Addendum: Must Lutherans believe the perpetual virginity of Mary is an article of faith?

But what about Luther saying Mary's perpetual virginity is an article of faith? Besides the fact that he didn't say it at least in the quote under scrutiny in this entry, isn't it part of the official Lutheran Book of Concord? Here's an interesting tidbit from the WELS web entry, Subscribing to the Lutheran Confessions in which they respond to the question, "The confessions speak of Mary as Semper Virgo (always-virgin) in the Smalcald Articles [24]. What defense do we have of this? Can I be a called worker if I don't agree with this portion of the Book of Concord?" They answer in part:
The Latin refers to Mary as pure, holy, and always-virgin. It is noteworthy that the German simply refers to the pure, holy Virgin Mary. If the confession was concerned to assert perpetual virginity for Mary, the author of the German version bungled the job totally because no reference to always-virgin appears in the German. It seems that the Latin sempervirgine was simply a stock phrase for describing the virginity of Mary. The article is not concerned to make any assertion about Mary beyond the fact that she bore a child without any participation by a human father.

And also:

Scripture makes no assertion that Jesus was born without the normal physical effects of childbirth on the body of his mother. It makes no assertion that Mary remained virgin after the birth of Jesus. Already in the ancient church there were three theories about Jesus’ brothers and sisters who are mentioned in the gospels. One theory is that these were actually Jesus’ cousins. Another is that these were children of Joseph, whose first wife had died before he married Mary. Both of these theories were motivated at least in part by the desire to preserve Mary’s virginity even after Christ’s birth. There is no direct evidence to support them in Scripture. The third idea is that these ‘brothers’ were children of Mary and Joseph born in a natural way after Christ’s birth. This third view is the most natural understanding of the passages in which Jesus, Mary, and these brothers and sisters appear together.
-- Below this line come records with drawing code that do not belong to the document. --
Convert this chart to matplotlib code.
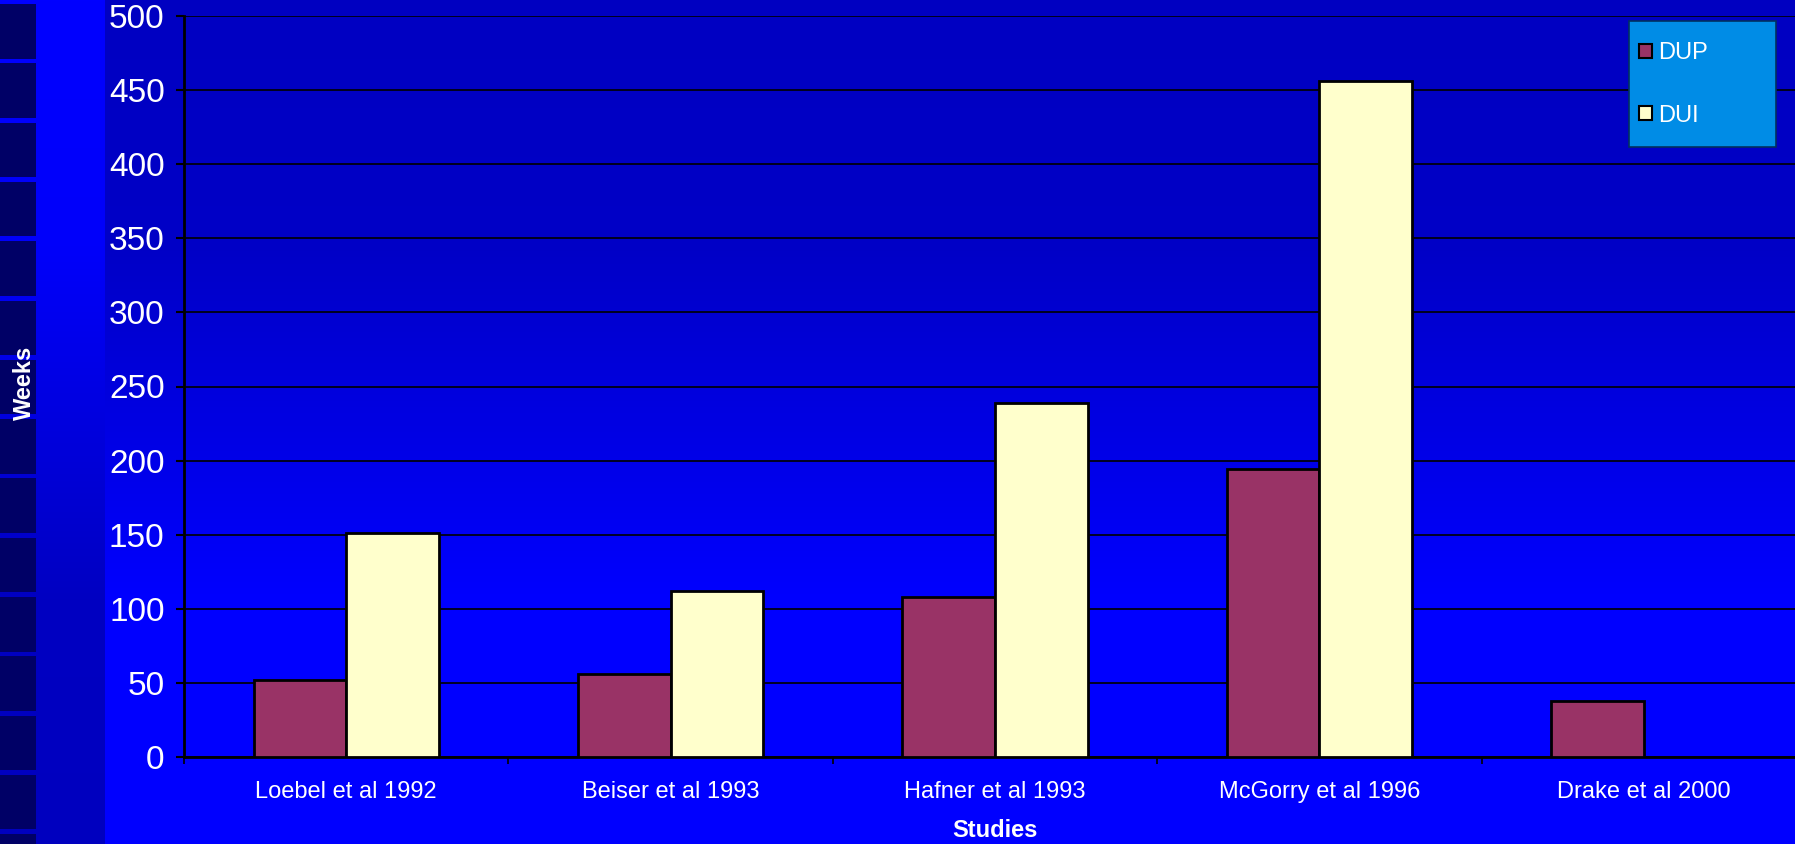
import matplotlib
matplotlib.use("Agg")
import matplotlib.pyplot as plt
import numpy as np
from matplotlib.patches import Rectangle, Patch

plt.rcParams['font.family'] = ['Liberation Sans', 'DejaVu Sans']

studies = ["Loebel et al 1992", "Beiser et al 1993", "Hafner et al 1993",
           "McGorry et al 1996", "Drake et al 2000"]
dup = [52, 56, 108, 194, 38]
dui = [151, 112, 239, 456, np.nan]
series_names = ["DUP", "DUI"]
yticks = [0, 50, 100, 150, 200, 250, 300, 350, 400, 450, 500]

W, H = 1795, 844
fig = plt.figure(figsize=(W / 100, H / 100), dpi=100)

# slide background: vertical blue gradients, left band runs the other way
rows = np.arange(H)
main_blue = np.interp(rows, [0, 250, 600, H], [0.76, 0.78, 1.0, 1.0])
band_blue = np.interp(rows, [0, 250, 600, H], [1.0, 0.98, 0.76, 0.75])
img = np.zeros((H, W, 3))
img[:, 105:, 2] = main_blue[:, None]
img[:, :105, 2] = band_blue[:, None]
bg = fig.add_axes([0, 0, 1, 1], zorder=-5)
bg.imshow(img, aspect='auto', extent=(0, W, H, 0), interpolation='bilinear')
bg.set_xlim(0, W)
bg.set_ylim(H, 0)
bg.axis('off')

# dark blocks down the left edge
for k in range(15):
    top = 4 + 59.3 * k
    fig.patches.append(Rectangle((0, 1 - (top + 54.5) / H), 35.7 / W, 54.5 / H,
                                 transform=fig.transFigure, facecolor='#000066',
                                 edgecolor='none', zorder=1))

ax = fig.add_axes([184 / W, 1 - 757 / H, 1622 / W, 741 / H], zorder=0)
ax.patch.set_visible(False)

x = np.arange(len(studies))
w = 1 / 3.5
ax.bar(x - w / 2, dup, w, color='#993366', edgecolor='black', linewidth=2, zorder=3)
ax.bar(x + w / 2, dui, w, color='#FFFFCC', edgecolor='black', linewidth=2, zorder=3)

ax.set_xlim(-0.5, len(studies) - 0.5)
ax.set_ylim(0, 500)
ax.set_yticks(yticks)
ax.yaxis.grid(True, color='black', linewidth=1.2, zorder=1)
ax.set_axisbelow(True)
ax.tick_params(axis='y', colors='black', labelcolor='white', labelsize=24,
               length=6, width=1.5, direction='out', pad=8)

ax.set_xticks(x)
ax.set_xticklabels(studies)
ax.set_xticks(np.arange(len(studies) + 1) - 0.5, minor=True)
ax.tick_params(axis='x', which='major', length=0, labelcolor='white',
               labelsize=17, pad=17.5)
ax.tick_params(axis='x', which='minor', length=5, width=1.2, color='black')

for s in ['top', 'right']:
    ax.spines[s].set_visible(False)
for s in ['left', 'bottom']:
    ax.spines[s].set_color('black')
    ax.spines[s].set_linewidth(2)

ax.set_xlabel("Studies", color='white', fontsize=17, fontweight='bold', labelpad=11)
fig.text(24 / W, 1 - 383 / H, "Weeks", rotation=90, color='white', fontsize=17,
         fontweight='bold', ha='center', va='center', zorder=3)

# legend box
fig.patches.append(Rectangle((1629 / W, 1 - 147 / H), 147 / W, 126 / H,
                             transform=fig.transFigure, facecolor='#008CE6',
                             edgecolor='#003060', linewidth=1.2, zorder=2))
handles = [Patch(facecolor='#993366', edgecolor='black', linewidth=1.5),
           Patch(facecolor='#FFFFCC', edgecolor='black', linewidth=1.5)]
leg = fig.legend(handles, series_names, loc='center left',
                 bbox_to_anchor=(1639 / W, 1 - 84.5 / H), frameon=False,
                 fontsize=17, handlelength=0.56, handleheight=0.56,
                 handletextpad=0.25, labelspacing=1.7, borderpad=0,
                 borderaxespad=0)
leg.set_zorder(5)
for t in leg.get_texts():
    t.set_color('white')

fig.savefig("out.png", dpi=100)
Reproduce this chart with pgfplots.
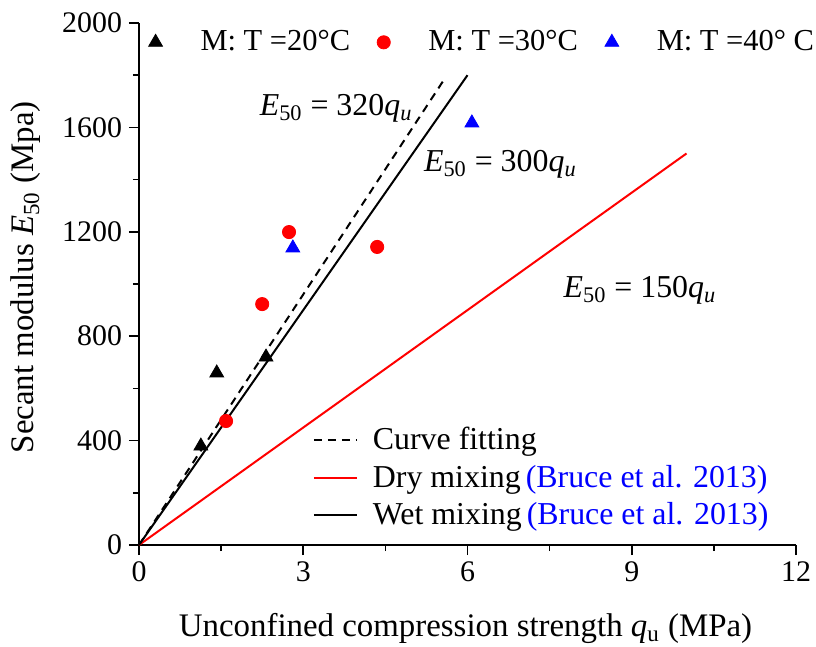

See, for example, Matthew 12:46 and 13:55. Luther and many of his contemporaries seem to have retained the opinion that Mary had no other children besides Jesus, but most recent Lutheran theologians lean toward the third view. In the quotation from his ‘Large Confession concerning the Holy Supper’ which is cited in FC, TD, VII, Luther refers to the belief that Mary bore Jesus ‘with a closed womb’ as a possibility believed by some. Pieper treats both matters as open questions (III, p. 307-309). Our subscription to the confessions makes no assertion about the duration of the virginity of Mary because neither Scripture nor the confessions make any such assertion.” [Why Bible-Believing Lutherans Subscribe to the Book of Concord, pages 7-8]

2 comments:

Ariel Serano said...

As a Roman Catholic, I admire all your hard work. Always is enriching reading your articles. Blessings.

James Swan said...

Wow, I don't normally receive compliments from Catholics. Appreciated!